Because the limitation of liability provision at issue is procedural, the Court applies the laws of the forum -- United States law. Mindful that such a determination could result in forum shopping, the facts and circumstances of this action support a finding that the Brussels Convention, if applicable, is procedural in nature. United States law directs that Gijonesa deposit security that equals the value of the vessel plus pending freight. See Rule F(7); 46 U.S.C. § 183. The Court notes that this valuation is similarly defined by section 837 of the Commercial Code.

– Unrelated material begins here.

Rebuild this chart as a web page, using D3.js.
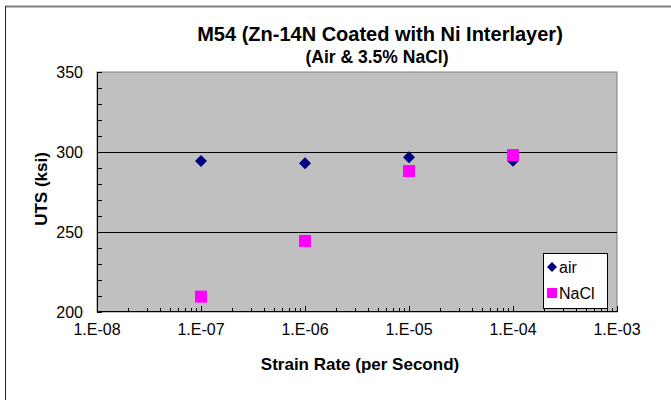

Furthermore, the Court notes that the parties agree that the official rate of gold has been eliminated by the IMF and Spain. Thus, even assuming arguendo that the substantive law of Spain is to be applied, it is disputed what calculation would govern. There is lack of proof in this area. Furthermore, the formula of the Brussels Convention has not been applied in Spain. The Commercial Code uses the same valuation as the federal rules. While Gijonesa seeks to employ the official rate of gold and values a poincare franc in Spain at 4.6434 pesetas, the Court declines to do so for the reasons asserted above. Because the rate of conversion employed in Spain has not been adequately established, the Court would have to assume that Spanish law is the same as United States law and would apply the same valuation for calculating the limitation of liability.
In conclusion, Gijonesa is directed to increase the security posted with the Court so that it equals $1,784,800.00.

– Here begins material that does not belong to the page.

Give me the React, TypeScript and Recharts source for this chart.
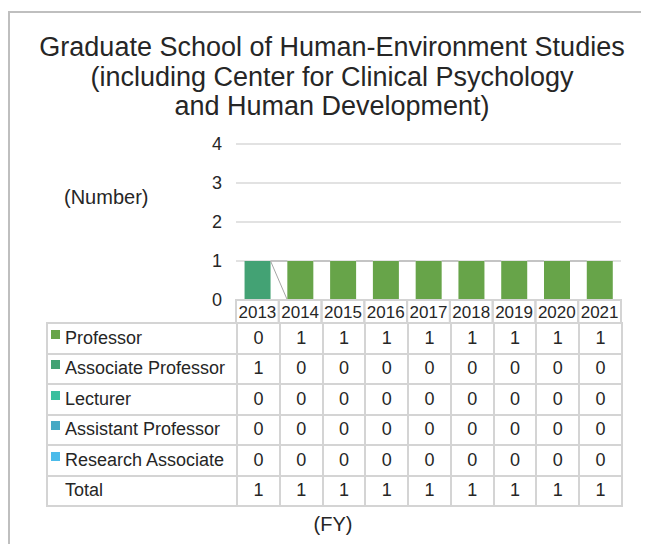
import { BarChart, Bar, XAxis, YAxis, CartesianGrid } from 'recharts';

const YEARS = ['2013', '2014', '2015', '2016', '2017', '2018', '2019', '2020', '2021'];
const PROFESSOR = [0, 1, 1, 1, 1, 1, 1, 1, 1];
const ASSOCIATE_PROFESSOR = [1, 0, 0, 0, 0, 0, 0, 0, 0];
const LECTURER = [0, 0, 0, 0, 0, 0, 0, 0, 0];
const ASSISTANT_PROFESSOR = [0, 0, 0, 0, 0, 0, 0, 0, 0];
const RESEARCH_ASSOCIATE = [0, 0, 0, 0, 0, 0, 0, 0, 0];
const Y_TICKS = [0, 1, 2, 3, 4];

// stacking order, bottom to top
const SERIES = [
  { key: 'researchAssociate', name: 'Research Associate', color: '#4bbbea', values: RESEARCH_ASSOCIATE },
  { key: 'assistantProfessor', name: 'Assistant Professor', color: '#47a9c4', values: ASSISTANT_PROFESSOR },
  { key: 'lecturer', name: 'Lecturer', color: '#3cbf9e', values: LECTURER },
  { key: 'associateProfessor', name: 'Associate Professor', color: '#43a274', values: ASSOCIATE_PROFESSOR },
  { key: 'professor', name: 'Professor', color: '#67a449', values: PROFESSOR },
];

const data = YEARS.map((year, i) => {
  const row: Record<string, number | string> = { year };
  SERIES.forEach((s) => (row[s.key] = s.values[i]));
  return row;
});
const totals = YEARS.map((_, i) => SERIES.reduce((sum, s) => sum + s.values[i], 0));

const FONT = '"Liberation Sans", Arial, sans-serif';
const TEXT = '#262626';
const LINE = '#d4d4d4';

const CHART_W = 641;
const CHART_H = 330;
const MARGIN = { top: 136, right: 28, bottom: 15, left: 188 };
const PLOT_W = CHART_W - MARGIN.left - 40 - MARGIN.right;
const PLOT_H = CHART_H - MARGIN.top - MARGIN.bottom - 23;
const STEP = PLOT_W / YEARS.length;
const PX_PER_UNIT = PLOT_H / 4;

// bar with an Excel-style series line to the next category
function seriesShape(seriesIndex: number) {
  return (props: any) => {
    const { x, y, width, height, fill, index } = props;
    const s = SERIES[seriesIndex];
    const below = (i: number) => SERIES.slice(0, seriesIndex).reduce((a, t) => a + t.values[i], 0);
    const base = y + height + below(index) * PX_PER_UNIT;
    const next = index + 1 < YEARS.length;
    const nextTop = next ? base - (below(index + 1) + s.values[index + 1]) * PX_PER_UNIT : 0;
    return (
      <g>
        {height > 0 && <rect x={x} y={y} width={width} height={height} fill={fill} />}
        {next && (
          <line x1={x + width} y1={y} x2={x + STEP} y2={nextTop} stroke="#a6a6a6" strokeWidth={1} />
        )}
      </g>
    );
  };
}

function YearTick({ x, y, payload }: any) {
  return (
    <g>
      <rect x={x - STEP / 2} y={y} width={STEP} height={23} fill="none" stroke={LINE} strokeWidth={2} />
      <text x={x} y={y + 18} textAnchor="middle" fontSize={17} fill={TEXT} fontFamily={FONT}>
        {payload.value}
      </text>
    </g>
  );
}

export default function App() {
  const tableRows = [...SERIES].reverse();
  const cell: React.CSSProperties = {
    border: `2px solid ${LINE}`,
    textAlign: 'center',
    padding: 0,
    height: 28.5,
  };
  return (
    <div style={{ position: 'relative', width: 641, height: 536, overflow: 'hidden', fontFamily: FONT, color: TEXT }}>
      <div
        style={{
          position: 'absolute',
          left: 0,
          top: 3,
          width: 700,
          height: 600,
          border: '2px solid #bfbfbf',
        }}
      />
      <div
        style={{
          position: 'absolute',
          left: 0,
          top: 25,
          width: 648,
          textAlign: 'center',
          fontSize: 27,
          lineHeight: '29.5px',
        }}
      >
        Graduate School of Human-Environment Studies
        <br />
        (including Center for Clinical Psychology
        <br />
        and Human Development)
      </div>
      <div style={{ position: 'absolute', left: 56, top: 177, fontSize: 20, lineHeight: '24px' }}>(Number)</div>

      <div style={{ position: 'absolute', left: 0, top: 0 }}>
        <BarChart width={CHART_W} height={CHART_H} data={data} margin={MARGIN} barCategoryGap="20%">
          <CartesianGrid vertical={false} stroke="#d9d9d9" strokeWidth={1.5} />
          <XAxis
            dataKey="year"
            axisLine={false}
            tickLine={false}
            tickSize={0}
            tickMargin={0}
            height={23}
            interval={0}
            tick={<YearTick />}
          />
          <YAxis
            width={40}
            domain={[0, 4]}
            ticks={Y_TICKS}
            axisLine={false}
            tickLine={false}
            tickSize={0}
            tickMargin={14}
            tick={{ fontSize: 18, fill: TEXT, fontFamily: FONT }}
          />
          {SERIES.map((s, i) => (
            <Bar
              key={s.key}
              dataKey={s.key}
              name={s.name}
              stackId="staff"
              fill={s.color}
              shape={seriesShape(i)}
              isAnimationActive={false}
            />
          ))}
        </BarChart>
      </div>

      <table
        style={{
          position: 'absolute',
          left: 38,
          top: 314,
          width: 577,
          borderCollapse: 'collapse',
          tableLayout: 'fixed',
          fontSize: 18,
        }}
      >
        <colgroup>
          <col style={{ width: 190 }} />
          {YEARS.map((y) => (
            <col key={y} />
          ))}
        </colgroup>
        <tbody>
          {tableRows.map((s) => (
            <tr key={s.key}>
              <td style={{ ...cell, textAlign: 'left', paddingLeft: 3, whiteSpace: 'nowrap' }}>
                <span
                  style={{
                    display: 'inline-block',
                    width: 9,
                    height: 9,
                    background: s.color,
                    marginRight: 5,
                    position: 'relative',
                    top: -5,
                  }}
                />
                {s.name}
              </td>
              {s.values.map((v, i) => (
                <td key={i} style={cell}>
                  {v}
                </td>
              ))}
            </tr>
          ))}
          <tr>
            <td style={{ ...cell, textAlign: 'left', paddingLeft: 17 }}>Total</td>
            {totals.map((v, i) => (
              <td key={i} style={cell}>
                {v}
              </td>
            ))}
          </tr>
        </tbody>
      </table>

      <div style={{ position: 'absolute', left: 0, width: 650, top: 504, textAlign: 'center', fontSize: 20, lineHeight: '24px' }}>
        (FY)
      </div>
    </div>
  );
}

Wah Yuen's motion to increase the security fund from $98,110.77 to $1,784,800.00 is granted. Fed. R.Civ. P., Supp.R. F(7).
Gijonesa is directed to post, within fourteen (14) days of this Memorandum and Order, additional security with the Court so that the total sum will equal $1,784,800.00.
The parties have sixty (60) days from the date of this Memorandum and Order to complete discovery.